-- begin AVAILABLE DATA --
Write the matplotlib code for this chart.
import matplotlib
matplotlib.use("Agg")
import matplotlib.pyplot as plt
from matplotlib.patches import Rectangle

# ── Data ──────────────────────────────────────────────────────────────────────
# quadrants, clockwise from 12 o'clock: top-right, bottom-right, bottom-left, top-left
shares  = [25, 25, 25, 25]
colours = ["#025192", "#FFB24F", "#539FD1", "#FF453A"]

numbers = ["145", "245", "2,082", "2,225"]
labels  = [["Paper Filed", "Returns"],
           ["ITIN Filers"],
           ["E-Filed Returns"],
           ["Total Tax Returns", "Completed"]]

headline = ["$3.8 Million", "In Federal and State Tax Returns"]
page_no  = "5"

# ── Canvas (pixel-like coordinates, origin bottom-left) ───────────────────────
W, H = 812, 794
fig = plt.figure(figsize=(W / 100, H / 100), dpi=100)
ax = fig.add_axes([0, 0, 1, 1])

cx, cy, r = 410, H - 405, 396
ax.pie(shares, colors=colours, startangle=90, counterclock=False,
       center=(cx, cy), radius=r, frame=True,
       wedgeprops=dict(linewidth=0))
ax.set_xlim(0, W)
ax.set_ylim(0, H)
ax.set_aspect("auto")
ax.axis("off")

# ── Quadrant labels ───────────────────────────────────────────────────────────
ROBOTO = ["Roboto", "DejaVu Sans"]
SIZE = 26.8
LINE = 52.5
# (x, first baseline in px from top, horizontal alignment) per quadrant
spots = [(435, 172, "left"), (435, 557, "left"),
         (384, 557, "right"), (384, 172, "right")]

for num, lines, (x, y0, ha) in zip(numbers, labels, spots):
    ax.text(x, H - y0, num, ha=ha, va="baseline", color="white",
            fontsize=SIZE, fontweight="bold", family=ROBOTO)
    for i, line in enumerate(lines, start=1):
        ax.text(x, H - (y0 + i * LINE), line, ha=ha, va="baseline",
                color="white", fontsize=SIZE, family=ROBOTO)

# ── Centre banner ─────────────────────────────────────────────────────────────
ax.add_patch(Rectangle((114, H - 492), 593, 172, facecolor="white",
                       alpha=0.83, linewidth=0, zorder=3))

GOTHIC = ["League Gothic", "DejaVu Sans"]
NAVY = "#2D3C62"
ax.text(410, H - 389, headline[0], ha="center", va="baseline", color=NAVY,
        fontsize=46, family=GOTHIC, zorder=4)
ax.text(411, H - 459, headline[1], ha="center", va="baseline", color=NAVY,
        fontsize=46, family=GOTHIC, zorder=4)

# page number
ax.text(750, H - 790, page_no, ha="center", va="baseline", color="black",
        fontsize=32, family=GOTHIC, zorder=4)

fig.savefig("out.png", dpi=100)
-- end AVAILABLE DATA --
**INSTRUCTIONS FOR THE TASK**: Reproduce, please, the lines of the material from its first line down to the line containing "alpha=0.83, linewidth=0, zorder=3))", keeping both ends and nothing beyond them.

**WRITTEN RESPONSE**:
Write the matplotlib code for this chart.
import matplotlib
matplotlib.use("Agg")
import matplotlib.pyplot as plt
from matplotlib.patches import Rectangle

# ── Data ──────────────────────────────────────────────────────────────────────
# quadrants, clockwise from 12 o'clock: top-right, bottom-right, bottom-left, top-left
shares  = [25, 25, 25, 25]
colours = ["#025192", "#FFB24F", "#539FD1", "#FF453A"]

numbers = ["145", "245", "2,082", "2,225"]
labels  = [["Paper Filed", "Returns"],
           ["ITIN Filers"],
           ["E-Filed Returns"],
           ["Total Tax Returns", "Completed"]]

headline = ["$3.8 Million", "In Federal and State Tax Returns"]
page_no  = "5"

# ── Canvas (pixel-like coordinates, origin bottom-left) ───────────────────────
W, H = 812, 794
fig = plt.figure(figsize=(W / 100, H / 100), dpi=100)
ax = fig.add_axes([0, 0, 1, 1])

cx, cy, r = 410, H - 405, 396
ax.pie(shares, colors=colours, startangle=90, counterclock=False,
       center=(cx, cy), radius=r, frame=True,
       wedgeprops=dict(linewidth=0))
ax.set_xlim(0, W)
ax.set_ylim(0, H)
ax.set_aspect("auto")
ax.axis("off")

# ── Quadrant labels ───────────────────────────────────────────────────────────
ROBOTO = ["Roboto", "DejaVu Sans"]
SIZE = 26.8
LINE = 52.5
# (x, first baseline in px from top, horizontal alignment) per quadrant
spots = [(435, 172, "left"), (435, 557, "left"),
         (384, 557, "right"), (384, 172, "right")]

for num, lines, (x, y0, ha) in zip(numbers, labels, spots):
    ax.text(x, H - y0, num, ha=ha, va="baseline", color="white",
            fontsize=SIZE, fontweight="bold", family=ROBOTO)
    for i, line in enumerate(lines, start=1):
        ax.text(x, H - (y0 + i * LINE), line, ha=ha, va="baseline",
                color="white", fontsize=SIZE, family=ROBOTO)

# ── Centre banner ─────────────────────────────────────────────────────────────
ax.add_patch(Rectangle((114, H - 492), 593, 172, facecolor="white",
                       alpha=0.83, linewidth=0, zorder=3))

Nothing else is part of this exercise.